With the 2 locos I took apart and cleaned, there was no evidence of those magnetic particles. This morning I took the Dyson vacuum with a fine cloth over the hose and vacuumed the whole area. The cloth had 7 particles and some ground foam stuck in it. A magnematic coupler wont pick up any particles even when dipped right into the tub, wheres the magnet pictured in my earler post comes out covered with the stuff. That strong neodyum magnet had to get within 5/16" of the stuff before it starting sucking up particles, so I dont think there’s anything getting sucked up into the locos. But the idea that it created some weird interference field that slowly messed up some decoders or motors as they sat there for 2 weeks sounds like science fiction.

I think I need to just give this thing a rest for a week or so and mess around with other stuff. Maybe its the moon phase [*-)]. Or my beer fridge [B] (actually, I already tried unplugging the fridge. And the stereo. And the wifi).

Do you have a DC supply you can use to test? If you haven’t disabled DC operation in the decoder by setting CV29, they will run on DC - and if they still buzz it’s more likely a mechanical problem because when the decoder runs on DC it basically just turns on the motor drive transistors to let the power through fromt he rails, with little more than the voltage drop common to any semiconductor juntion. The circuitry, at least the part that drives the motor, is not active when running on DC. So, buzz on DC, it’s a motor/mechanical issue, no buzz, it still could be the decoder or something in the power system.

Have you tried connecting some extra track right to the output of the DCS240 or the DB150, no breakers, no reverse controllers, just the DCC right to the rails. That will eliminate it being any of the wiring or the track on the layout.

–Randy

Randy, I’ll try the DC test sometime this week. I’ve got the command station and all my decoders set for digital only, but easy enough to reset a few for testing. This morning after I ran your votage test on just the track output, I figured what the heck, I’ve got those wires disconected from all the other electronics so I conected them straight to a power districts rails with some alligator clips. No change.

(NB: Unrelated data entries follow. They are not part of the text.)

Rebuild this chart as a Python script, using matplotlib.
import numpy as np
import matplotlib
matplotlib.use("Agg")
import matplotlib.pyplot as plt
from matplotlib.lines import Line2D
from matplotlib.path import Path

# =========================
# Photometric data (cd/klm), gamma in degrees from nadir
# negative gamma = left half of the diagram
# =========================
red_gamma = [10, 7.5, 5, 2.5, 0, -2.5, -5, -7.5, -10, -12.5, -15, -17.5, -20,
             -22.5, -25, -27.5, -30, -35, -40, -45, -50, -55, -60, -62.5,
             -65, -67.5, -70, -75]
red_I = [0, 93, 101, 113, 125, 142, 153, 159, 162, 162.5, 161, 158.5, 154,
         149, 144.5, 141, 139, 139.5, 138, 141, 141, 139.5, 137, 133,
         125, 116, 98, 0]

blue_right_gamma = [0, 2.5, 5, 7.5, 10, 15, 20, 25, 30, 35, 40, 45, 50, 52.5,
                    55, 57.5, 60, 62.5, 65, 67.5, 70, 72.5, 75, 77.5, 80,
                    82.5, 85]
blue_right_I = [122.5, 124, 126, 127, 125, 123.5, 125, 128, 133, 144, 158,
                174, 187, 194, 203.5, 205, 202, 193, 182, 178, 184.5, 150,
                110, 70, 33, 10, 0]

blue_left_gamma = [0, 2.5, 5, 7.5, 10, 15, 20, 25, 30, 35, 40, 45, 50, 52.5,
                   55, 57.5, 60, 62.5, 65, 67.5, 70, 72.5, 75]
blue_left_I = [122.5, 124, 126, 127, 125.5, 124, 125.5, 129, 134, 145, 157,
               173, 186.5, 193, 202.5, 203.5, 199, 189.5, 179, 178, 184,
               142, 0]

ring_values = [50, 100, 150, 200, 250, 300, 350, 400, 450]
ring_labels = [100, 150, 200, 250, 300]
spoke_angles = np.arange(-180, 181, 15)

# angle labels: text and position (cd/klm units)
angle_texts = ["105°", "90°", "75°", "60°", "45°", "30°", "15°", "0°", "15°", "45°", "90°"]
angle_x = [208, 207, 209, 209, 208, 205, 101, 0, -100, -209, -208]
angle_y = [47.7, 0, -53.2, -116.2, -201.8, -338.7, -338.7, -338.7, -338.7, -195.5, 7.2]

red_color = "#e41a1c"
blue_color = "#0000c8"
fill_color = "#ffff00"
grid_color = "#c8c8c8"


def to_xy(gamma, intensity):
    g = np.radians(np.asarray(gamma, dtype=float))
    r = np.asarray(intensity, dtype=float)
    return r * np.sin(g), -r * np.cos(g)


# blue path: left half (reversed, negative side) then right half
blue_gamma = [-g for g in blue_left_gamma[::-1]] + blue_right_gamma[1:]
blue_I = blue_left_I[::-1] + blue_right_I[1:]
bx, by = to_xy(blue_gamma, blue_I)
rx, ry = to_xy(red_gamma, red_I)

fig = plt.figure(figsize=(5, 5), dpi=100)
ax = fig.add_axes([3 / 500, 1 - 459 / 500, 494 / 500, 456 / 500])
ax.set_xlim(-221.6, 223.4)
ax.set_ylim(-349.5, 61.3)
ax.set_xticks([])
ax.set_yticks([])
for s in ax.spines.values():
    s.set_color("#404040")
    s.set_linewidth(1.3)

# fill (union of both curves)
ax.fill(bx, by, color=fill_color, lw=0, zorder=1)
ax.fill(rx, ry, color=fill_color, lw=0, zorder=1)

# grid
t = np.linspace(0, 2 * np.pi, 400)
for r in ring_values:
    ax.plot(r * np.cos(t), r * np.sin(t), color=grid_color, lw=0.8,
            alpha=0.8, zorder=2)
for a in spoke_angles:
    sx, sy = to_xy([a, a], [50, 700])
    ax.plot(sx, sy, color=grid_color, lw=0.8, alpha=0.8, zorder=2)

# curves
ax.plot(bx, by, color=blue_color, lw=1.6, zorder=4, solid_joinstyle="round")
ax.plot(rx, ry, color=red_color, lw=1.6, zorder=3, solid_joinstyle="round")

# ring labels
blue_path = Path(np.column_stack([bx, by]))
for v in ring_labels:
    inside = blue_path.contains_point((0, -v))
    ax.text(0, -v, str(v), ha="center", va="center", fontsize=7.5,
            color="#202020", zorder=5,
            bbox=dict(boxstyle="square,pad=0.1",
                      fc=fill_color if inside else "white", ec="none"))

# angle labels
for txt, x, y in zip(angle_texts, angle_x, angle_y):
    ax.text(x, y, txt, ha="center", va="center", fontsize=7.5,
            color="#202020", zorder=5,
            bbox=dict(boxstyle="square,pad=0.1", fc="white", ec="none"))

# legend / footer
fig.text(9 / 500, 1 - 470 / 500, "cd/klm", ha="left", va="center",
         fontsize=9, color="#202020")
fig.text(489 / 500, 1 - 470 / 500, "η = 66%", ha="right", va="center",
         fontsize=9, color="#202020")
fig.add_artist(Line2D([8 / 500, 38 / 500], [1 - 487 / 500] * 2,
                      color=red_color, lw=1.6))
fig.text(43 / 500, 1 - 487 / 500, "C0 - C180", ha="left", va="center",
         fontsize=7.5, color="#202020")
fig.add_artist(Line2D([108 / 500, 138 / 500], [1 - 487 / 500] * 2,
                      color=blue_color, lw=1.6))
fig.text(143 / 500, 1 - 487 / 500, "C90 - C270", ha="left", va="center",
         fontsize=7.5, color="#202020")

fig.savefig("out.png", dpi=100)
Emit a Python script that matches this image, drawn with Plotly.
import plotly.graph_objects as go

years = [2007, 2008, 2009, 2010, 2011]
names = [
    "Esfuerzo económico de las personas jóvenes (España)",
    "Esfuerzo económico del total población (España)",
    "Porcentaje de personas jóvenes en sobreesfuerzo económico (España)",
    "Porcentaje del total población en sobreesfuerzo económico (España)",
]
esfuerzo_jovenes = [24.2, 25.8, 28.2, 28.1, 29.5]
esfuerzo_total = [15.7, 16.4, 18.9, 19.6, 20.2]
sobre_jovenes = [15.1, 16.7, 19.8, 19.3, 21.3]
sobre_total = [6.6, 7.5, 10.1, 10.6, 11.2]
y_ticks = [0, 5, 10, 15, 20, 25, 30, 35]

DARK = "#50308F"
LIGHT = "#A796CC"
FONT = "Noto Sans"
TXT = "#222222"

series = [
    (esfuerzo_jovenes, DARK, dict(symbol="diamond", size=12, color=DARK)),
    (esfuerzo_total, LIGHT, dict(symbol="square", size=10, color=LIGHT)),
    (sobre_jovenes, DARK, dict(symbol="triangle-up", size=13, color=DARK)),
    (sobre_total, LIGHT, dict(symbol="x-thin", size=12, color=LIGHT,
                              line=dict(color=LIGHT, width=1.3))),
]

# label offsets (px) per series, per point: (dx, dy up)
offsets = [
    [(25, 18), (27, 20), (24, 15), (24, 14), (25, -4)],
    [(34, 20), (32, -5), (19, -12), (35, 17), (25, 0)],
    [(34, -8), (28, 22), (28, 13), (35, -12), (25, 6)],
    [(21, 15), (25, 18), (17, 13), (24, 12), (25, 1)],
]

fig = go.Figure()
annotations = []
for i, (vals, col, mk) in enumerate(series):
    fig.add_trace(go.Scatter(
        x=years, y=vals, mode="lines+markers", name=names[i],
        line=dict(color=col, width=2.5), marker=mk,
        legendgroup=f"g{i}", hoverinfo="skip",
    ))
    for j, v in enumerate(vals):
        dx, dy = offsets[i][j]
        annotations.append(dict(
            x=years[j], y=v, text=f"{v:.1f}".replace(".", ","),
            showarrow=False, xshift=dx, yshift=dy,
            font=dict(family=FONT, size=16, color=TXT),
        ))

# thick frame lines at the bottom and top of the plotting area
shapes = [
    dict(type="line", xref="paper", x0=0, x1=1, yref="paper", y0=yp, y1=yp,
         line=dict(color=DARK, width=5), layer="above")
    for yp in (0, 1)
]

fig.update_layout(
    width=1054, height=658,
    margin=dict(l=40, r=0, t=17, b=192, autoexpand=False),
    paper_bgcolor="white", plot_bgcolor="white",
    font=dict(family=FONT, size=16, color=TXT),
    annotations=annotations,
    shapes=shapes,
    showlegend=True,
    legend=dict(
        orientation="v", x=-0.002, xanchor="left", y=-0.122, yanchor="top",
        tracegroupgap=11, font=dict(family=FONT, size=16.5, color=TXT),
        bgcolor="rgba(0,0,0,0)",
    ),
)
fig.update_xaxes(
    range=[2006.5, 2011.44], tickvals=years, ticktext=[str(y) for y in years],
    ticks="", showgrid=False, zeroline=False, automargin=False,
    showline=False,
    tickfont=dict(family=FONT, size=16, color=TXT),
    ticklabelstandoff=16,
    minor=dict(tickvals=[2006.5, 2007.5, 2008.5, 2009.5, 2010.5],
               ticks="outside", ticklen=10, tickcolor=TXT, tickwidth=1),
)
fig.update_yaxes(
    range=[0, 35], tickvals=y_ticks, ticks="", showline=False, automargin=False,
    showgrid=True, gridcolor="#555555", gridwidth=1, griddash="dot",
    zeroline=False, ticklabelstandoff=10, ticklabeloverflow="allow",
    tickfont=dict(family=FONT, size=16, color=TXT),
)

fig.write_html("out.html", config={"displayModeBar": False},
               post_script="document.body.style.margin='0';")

Another stab in the dark might be a firmware upgrade in the DCS240 and throttle. But I dont have access to a Windows laptop so I’m out of luck. In fact I dont even know anybody who has a Windows laptop—I’m a graphic designer, our entire company is Mac, as is my wife’s. Most of my friends who need anything more than a tablet are in music or video production, so they are all on Macs. Heck, my brother is 2nd in command at a local university IT dept and even he doesnt have a personal Windows laptop. And I dont think JMRI’s Digitrax firmware update tool supports the DCS240 yet.

A Boot Camp inplementation of relevant Windows OS should be practical on almost any Intel Mac. I suspect there are also a variety of VMs that can run some flavor of Windows from within OS X.

It’s going the other way that poses the Hackintosh fun…

OS emulators aren’t a problem, it’s shelling out 130 bucks for a copy of Windows. A bit of financial overkill to upgrade 2 pieces of firmware. Eventually I’ll track someone down who has a Windows laptop.